The CAMPO board approved the trail amendment to its Transportation Improvement Program for Williamson County’s portion at the meeting, decreasing the funding from around $1.3 million to around $1 million, as well as Phase V's distance from 2.7 to approximately .93 miles in length.
The revised scope for the grant will still begin near Creekside Plaza but end around the intersection of Sam Bass Road and Meadows Drive along the creek, opposed to the originally planned extension near Hairy Man Road, said Connie Odom, Williamson County public affairs manager.
“The .931 section of trail is the most expensive because this shorter phase of development encompasses the bulk of the higher cost infrastructure, such as a pedestrian bridge and boardwalks, and requires more intense site access, clearing and fine grading,” she said.

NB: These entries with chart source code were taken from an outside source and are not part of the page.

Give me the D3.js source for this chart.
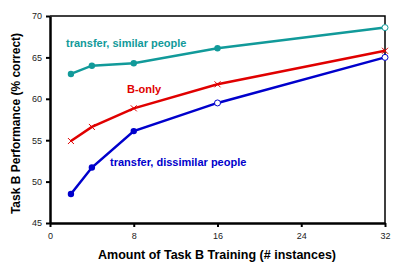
<!DOCTYPE html>
<html>
<head>
<meta charset="utf-8">
<script src="https://cdn.jsdelivr.net/npm/d3@7"></script>
<style>
  body { margin: 0; background: #fff; }
  text { font-family: "Liberation Sans", Arial, sans-serif; }
</style>
</head>
<body>
<div id="chart"></div>
<script>
const trainingSizes = [2, 4, 8, 16, 32]
const similarValues = [63.0, 64.0, 64.3, 66.1, 68.6]
const bOnlyValues = [54.9, 56.6, 58.85, 61.75, 65.8]
const dissimilarValues = [48.5, 51.7, 56.1, 59.5, 65.0]
const xTicks = [0, 8, 16, 24, 32]
const yTicks = [45, 50, 55, 60, 65, 70]

const series = [
  { name: "transfer, similar people", values: similarValues, color: "#119a9a",
    marker: ["dot", "dot", "dot", "dot", "ring"], label: [66, 47] },
  { name: "B-only", values: bOnlyValues, color: "#e00000",
    marker: ["x", "x", "x", "x", "x"], label: [127, 93] },
  { name: "transfer, dissimilar people", values: dissimilarValues, color: "#0000cc",
    marker: ["dot", "dot", "dot", "ring", "ring"], label: [110, 166] }
]

const width = 400
const height = 275
const margin = { top: 16, right: 15, bottom: 52, left: 50 }
const innerWidth = width - margin.left - margin.right
const innerHeight = height - margin.top - margin.bottom

const svg = d3.select("#chart")
  .append("svg")
    .attr("width", width)
    .attr("height", height)

const chart = svg.append("g")
  .attr("transform", `translate(${margin.left}, ${margin.top})`)

const xScale = d3.scaleLinear().domain([0, 32]).range([0, innerWidth])
const yScale = d3.scaleLinear().domain([45, 70]).range([innerHeight, 0])

// frame top/right
chart.append("path")
  .attr("d", `M0,0H${innerWidth}V${innerHeight}`)
  .attr("fill", "none")
  .attr("stroke", "#000")
  .attr("stroke-width", 1.5)

const xAxis = d3.axisBottom(xScale).tickValues(xTicks).tickSize(4).tickSizeOuter(0)
const yAxis = d3.axisLeft(yScale).tickValues(yTicks).tickSize(4).tickSizeOuter(0)

const gx = chart.append("g")
  .attr("transform", `translate(0, ${innerHeight})`)
  .call(xAxis)
const gy = chart.append("g").call(yAxis)

for (const g of [gx, gy]) {
  g.select(".domain").attr("stroke", "#000").attr("stroke-width", 2.5)
  g.selectAll(".tick line").attr("stroke", "#000").attr("stroke-width", 2)
  g.selectAll(".tick text")
    .attr("font-size", 9)
    .attr("fill", "#222")
    .style("font-family", "'Liberation Sans', Arial, sans-serif")
}
gx.selectAll(".tick text").attr("y", 10)
gy.selectAll(".tick text").attr("x", -8)

const line = d3.line()
  .x(d => xScale(d[0]))
  .y(d => yScale(d[1]))

series.forEach(s => {
  const pts = trainingSizes.map((t, i) => [t, s.values[i]])
  chart.append("path")
    .attr("d", line(pts))
    .attr("fill", "none")
    .attr("stroke", s.color)
    .attr("stroke-width", 2.5)

  pts.forEach((p, i) => {
    const cx = xScale(p[0])
    const cy = yScale(p[1])
    const m = s.marker[i]
    if (m === "dot") {
      chart.append("circle")
        .attr("cx", cx).attr("cy", cy).attr("r", 3.2)
        .attr("fill", s.color)
    } else if (m === "ring") {
      chart.append("circle")
        .attr("cx", cx).attr("cy", cy).attr("r", 3)
        .attr("fill", "#fff")
        .attr("stroke", s.color)
        .attr("stroke-width", 1)
    } else {
      chart.append("path")
        .attr("d", `M${cx - 3},${cy - 3}L${cx + 3},${cy + 3}M${cx - 3},${cy + 3}L${cx + 3},${cy - 3}`)
        .attr("stroke", s.color)
        .attr("stroke-width", 1)
    }
  })

  svg.append("text")
    .attr("x", s.label[0])
    .attr("y", s.label[1])
    .attr("font-size", 11)
    .attr("font-weight", "bold")
    .attr("fill", s.color)
    .text(s.name)
})

svg.append("text")
  .attr("x", 217)
  .attr("y", 259)
  .attr("text-anchor", "middle")
  .attr("font-size", 12.5)
  .attr("font-weight", "bold")
  .text("Amount of Task B Training (# instances)")

svg.append("text")
  .attr("transform", `translate(20, ${margin.top + innerHeight / 2 + 4}) rotate(-90)`)
  .attr("text-anchor", "middle")
  .attr("font-size", 12)
  .attr("font-weight", "bold")
  .text("Task B Performance (% correct)")
</script>
</body>
</html>
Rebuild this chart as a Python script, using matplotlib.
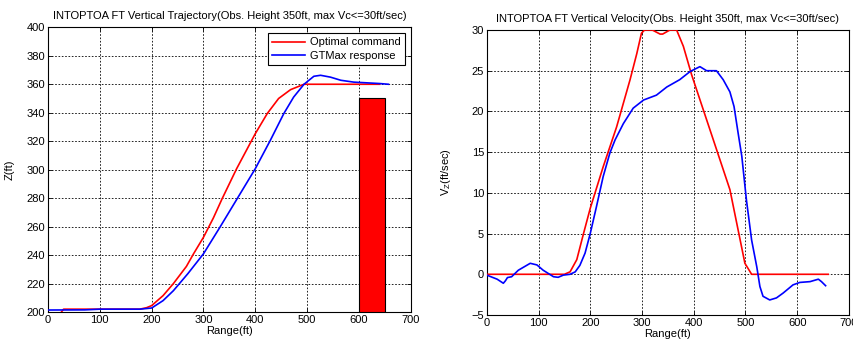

Construction is planned to begin in late fall of this year or early 2019 with federal funding and money from Williamson County voter-approved park bonds, she said.
Since all of the necessary right-of-ways were not acquired, Williamson County plans to construct the project in at least two segments, according to CAMPO documents. The trail will eventually span at least 20 miles connecting entirely from Cedar Park to Round Rock and Hutto, Odom said.
“We will continue working with property owners to acquire right-of-way access for this trail,” said Terry Cook, Williamson County Precinct 1 commissioner. “Due to the number of stakeholders involved, the process can be lengthy.”
She said the county’s goal is to complete this section of the Brushy Creek Regional Trail in Round Rock by late summer or early fall 2019.
A new phase and budget is expected in the future to connect the remaining distance, said Odom.
“At this time we do not know where specifically the funding will come from for the gap portion of the trail,” she said “Possible funding sources for future phases include the 2013 bond money and potential grants.”